The Phoenix agent probes all terminated in this single location, resulting in 100% packet loss inside the XO Communications network. During the test, we had multiple agents probing this site to look into this event in greater detail, and we saw an interesting pattern emerge. We have 5 agent locations in this test, all exhibiting similar behavior, 100% packet loss inside of a single network, XO Communications.

Figure_3_All_affected_locations_have_routes_terminating

Figure 3: All affected locations have routes terminating in XO Communication’s network

Why are all these interfaces inside of the XO Communications network dropping packets? To answer this question, we look at another view, the BGP Route Visualization.

Figure-4_BGP_routes_are_revoked_AS2828

Figure 4: BGP routes are revoked between AS36175 and XO Communications AS2828

Before we get into what happened in the example, let’s go through what we’re looking at in the figure above. Each BGP Autonomous System (AS) is assigned its own unique Autonomous System Number (ASN) to rout the Internet. In this example, we have three ASNs in this view: AS 2828, registered to XO Communications, AS 31993 American Fiber Systems, Inc., and the AS 36175 myfamily.com, Inc. You can hover over the individual ASN to get information about each AS.

Destination networks are shown in green in this view, which in this case, is myfamily.com (Ancestry.com), the site we were monitoring. Intermediary ASNs in the path from the origin to the monitor are shown in grey-shaded circles, with the network’s autonomous system (AS) number shown inside the circle. In this case, the transit networks are AS 31993 American Fiber Systems and AS 2828 XO Communications.

The smaller circles with location names represent BGP routers that export their BGP best paths to data collectors. We also call these routers monitors. The label “3” in the path between Vancouver and AS 2828 indicates three AS hops between that monitor and the AS 2828 network. Dotted red lines represent links that were used as the best path at some point during the 15-min time window the topology refers to but are no longer used at the end of the bin. In this case, the link to the upstream XO (AS2828) stopped being used in favor of AS31993.

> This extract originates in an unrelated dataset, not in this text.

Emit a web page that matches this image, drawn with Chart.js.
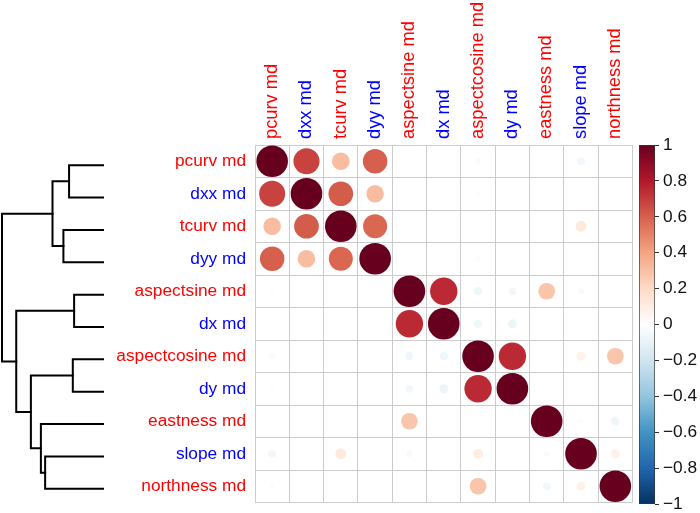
<!DOCTYPE html>
<html><head><meta charset="utf-8">
<script src="https://cdn.jsdelivr.net/npm/chart.js@4/dist/chart.umd.min.js"></script>
<style>
html,body{margin:0;padding:0;background:#fff;}
#wrap{position:relative;width:700px;height:513px;overflow:hidden;background:#fff;}
canvas{position:absolute;}
</style></head><body>
<div id="wrap">
<canvas id="matrix" width="700" height="523" style="left:0;top:0"></canvas>
<canvas id="dendro" width="106" height="356" style="left:0;top:149px"></canvas>
<canvas id="cbar" width="61" height="390" style="left:639px;top:130px"></canvas>
</div>
<script>
// ---- data ----
const varLabels = ['pcurv md','dxx md','tcurv md','dyy md','aspectsine md','dx md','aspectcosine md','dy md','eastness md','slope md','northness md'];
const labelColors = ['#FF0000','#0000FF','#FF0000','#0000FF','#FF0000','#0000FF','#FF0000','#0000FF','#FF0000','#0000FF','#FF0000'];

const corrPcurv        = [ 1.00, 0.68, 0.31, 0.60, 0.01, 0.01,-0.03,-0.01, 0.01,-0.06,-0.01];
const corrDxx          = [ 0.68, 1.00, 0.61, 0.31, 0.01, 0.00,-0.02,-0.01, 0.00, 0.01, 0.00];
const corrTcurv        = [ 0.31, 0.61, 1.00, 0.58, 0.01, 0.00, 0.00,-0.01, 0.01, 0.12,-0.01];
const corrDyy          = [ 0.60, 0.31, 0.58, 1.00, 0.01, 0.00,-0.02,-0.01, 0.01, 0.00, 0.00];
const corrAspectsine   = [-0.02,-0.01, 0.01, 0.00, 1.00, 0.75,-0.07,-0.06, 0.28,-0.04, 0.00];
const corrDx           = [ 0.00, 0.00, 0.00, 0.00, 0.75, 1.00,-0.07,-0.08, 0.01,-0.01, 0.00];
const corrAspectcosine = [-0.03,-0.01, 0.00,-0.01,-0.07,-0.07, 1.00, 0.75, 0.00, 0.08, 0.28];
const corrDy           = [-0.02,-0.01,-0.01, 0.00,-0.06,-0.08, 0.75, 1.00, 0.00, 0.00, 0.01];
const corrEastness     = [ 0.00, 0.00, 0.01, 0.00, 0.28, 0.01, 0.00, 0.00, 1.00,-0.02,-0.07];
const corrSlope        = [-0.06, 0.00, 0.12, 0.00,-0.04, 0.01, 0.10, 0.00,-0.03, 1.00, 0.08];
const corrNorthness    = [-0.02, 0.00, 0.00, 0.00, 0.00, 0.00, 0.28, 0.01,-0.06, 0.08, 1.00];
const corrRows = [corrPcurv,corrDxx,corrTcurv,corrDyy,corrAspectsine,corrDx,corrAspectcosine,corrDy,corrEastness,corrSlope,corrNorthness];

// hierarchical clustering merges (R hclust convention: negative = leaf, positive = earlier merge)
const dendroLeft   = [-5, -7, -1, -3, 3, -10, -9, 2, 1, 5];
const dendroRight  = [-6, -8, -2, -4, 4, -11,  6, 7, 8, 9];
const dendroHeight = [0.286, 0.299, 0.336, 0.392, 0.500, 0.573, 0.615, 0.714, 0.859, 1.000];

const colorbarTicks  = [1, 0.8, 0.6, 0.4, 0.2, 0, -0.2, -0.4, -0.6, -0.8, -1];
const colorbarLabels = ['1','0.8','0.6','0.4','0.2','0','\u22120.2','\u22120.4','\u22120.6','\u22120.8','\u22121'];

// ---- style ----
const paletteStops = ['#67001F','#B2182B','#D6604D','#F4A582','#FDDBC7','#FFFFFF','#D1E5F0','#92C5DE','#4393C3','#2166AC','#053061']; // from +1 to -1
const FONT = "'Liberation Sans', Arial, Helvetica, sans-serif";
const MAX_R = 15.8;

function hexRgb(h){ return [parseInt(h.slice(1,3),16),parseInt(h.slice(3,5),16),parseInt(h.slice(5,7),16)]; }
function corrColor(v){
  const t = Math.max(0, Math.min(10, (1 - v) / 2 * 10));
  const i = Math.min(9, Math.floor(t)), f = t - i;
  const a = hexRgb(paletteStops[i]), b = hexRgb(paletteStops[i+1]);
  const c = a.map((x,k)=>Math.round(x + (b[k]-x)*f));
  return 'rgb(' + c.join(',') + ')';
}

// ---- matrix ----
const points = [];
corrRows.forEach((row, i) => row.forEach((v, j) => points.push({x: varLabels[j], y: varLabels[i], v: v})));

new Chart(document.getElementById('matrix'), {
  type: 'bubble',
  data: { datasets: [{
    data: points,
    radius: ctx => MAX_R * Math.sqrt(Math.abs(ctx.raw ? ctx.raw.v : 0)),
    backgroundColor: ctx => corrColor(ctx.raw ? ctx.raw.v : 0),
    borderWidth: 0, hoverRadius: 0, hoverBorderWidth: 0
  }]},
  options: {
    responsive: false, animation: false, events: [],
    layout: { padding: { left: 0, top: 0, right: 67.5, bottom: 20.5 } },
    plugins: { legend: { display: false }, tooltip: { enabled: false } },
    scales: {
      x: {
        type: 'category', labels: varLabels, position: 'top', offset: true,
        grid: { offset: true, color: '#cccccc', lineWidth: 1, drawTicks: false },
        border: { color: '#cccccc', width: 1 },
        ticks: { autoSkip: false, minRotation: 90, maxRotation: 90, padding: 6, labelOffset: 21.7,
                 color: ctx => labelColors[ctx.index], font: { family: FONT, size: 18.3 } },
        afterFit: s => { s.height = 145; }
      },
      y: {
        type: 'category', labels: varLabels, position: 'left', offset: true,
        grid: { offset: true, color: '#cccccc', lineWidth: 1, drawTicks: false },
        border: { color: '#cccccc', width: 1 },
        ticks: { autoSkip: false, padding: 9,
                 color: ctx => labelColors[ctx.index], font: { family: FONT, size: 17.3 } },
        afterFit: s => { s.width = 255; }
      }
    }
  }
});

// ---- dendrogram ----
const nodeY = [], nodeH = [];
function childPos(id){
  if (id < 0) return { y: -id - 1, h: 0 };
  return { y: nodeY[id-1], h: nodeH[id-1] };
}
const dendroSets = dendroHeight.map((h, k) => {
  const a = childPos(dendroLeft[k]), b = childPos(dendroRight[k]);
  nodeY[k] = (a.y + b.y) / 2; nodeH[k] = h;
  return {
    data: [{x: a.h, y: a.y}, {x: h, y: a.y}, {x: h, y: b.y}, {x: b.h, y: b.y}],
    showLine: true, borderColor: '#000', borderWidth: 2, pointRadius: 0,
    borderJoinStyle: 'miter', borderCapStyle: 'square', clip: false, tension: 0
  };
});
new Chart(document.getElementById('dendro'), {
  type: 'scatter',
  data: { datasets: dendroSets },
  options: {
    responsive: false, animation: false, events: [],
    layout: { padding: { left: 2, right: 3, top: 0, bottom: 0 } },
    plugins: { legend: { display: false }, tooltip: { enabled: false } },
    scales: {
      x: { type: 'linear', min: 0, max: 1, reverse: true, display: false },
      y: { type: 'linear', min: -0.5, max: 10.5, reverse: true, display: false }
    }
  }
});

// ---- colour bar ----
new Chart(document.getElementById('cbar'), {
  type: 'bar',
  data: { labels: ['r'], datasets: [{
    data: [[-1, 1]],
    backgroundColor: ctx => {
      const ch = ctx.chart;
      if (!ch.chartArea) return '#fff';
      const y = ch.scales.y;
      const g = ch.ctx.createLinearGradient(0, y.getPixelForValue(1), 0, y.getPixelForValue(-1));
      paletteStops.forEach((c, i) => g.addColorStop(i / 10, c));
      return g;
    },
    borderColor: '#333', borderWidth: 1, borderSkipped: false,
    barPercentage: 1, categoryPercentage: 1
  }]},
  options: {
    responsive: false, animation: false, events: [],
    layout: { padding: { left: 0, right: 0, top: 15, bottom: 16 } },
    plugins: { legend: { display: false }, tooltip: { enabled: false } },
    scales: {
      x: { display: false },
      y: {
        position: 'right', min: -1, max: 1,
        afterBuildTicks: s => { s.ticks = colorbarTicks.map(v => ({ value: v })); },
        grid: { drawOnChartArea: false, drawTicks: true, tickLength: 4, color: '#333', lineWidth: 1 },
        border: { display: false },
        ticks: { padding: 4, color: '#111', font: { family: FONT, size: 17.3 },
                 callback: v => colorbarLabels[colorbarTicks.indexOf(v)] },
        afterFit: s => { s.width = 45; }
      }
    }
  }
});
</script>
</body></html>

We can now understand why we saw a 100% packet loss inside of the XO Communications network. A BGP route change occurred, and as a result, there were no longer routes available via XO. However, packets were still being forwarded to XO Communications due to BGP convergence delay. When this occurred, traffic en route to the myfamily.com AS would not have been able to reach its destination.

Conclusion

When things break, you really want to understand where, when, and why the issue occurred. You need to look at forwarding paths, dig into BGP, and correlate that with actual application behavior to really understand why that dip in availability occurred in the first place.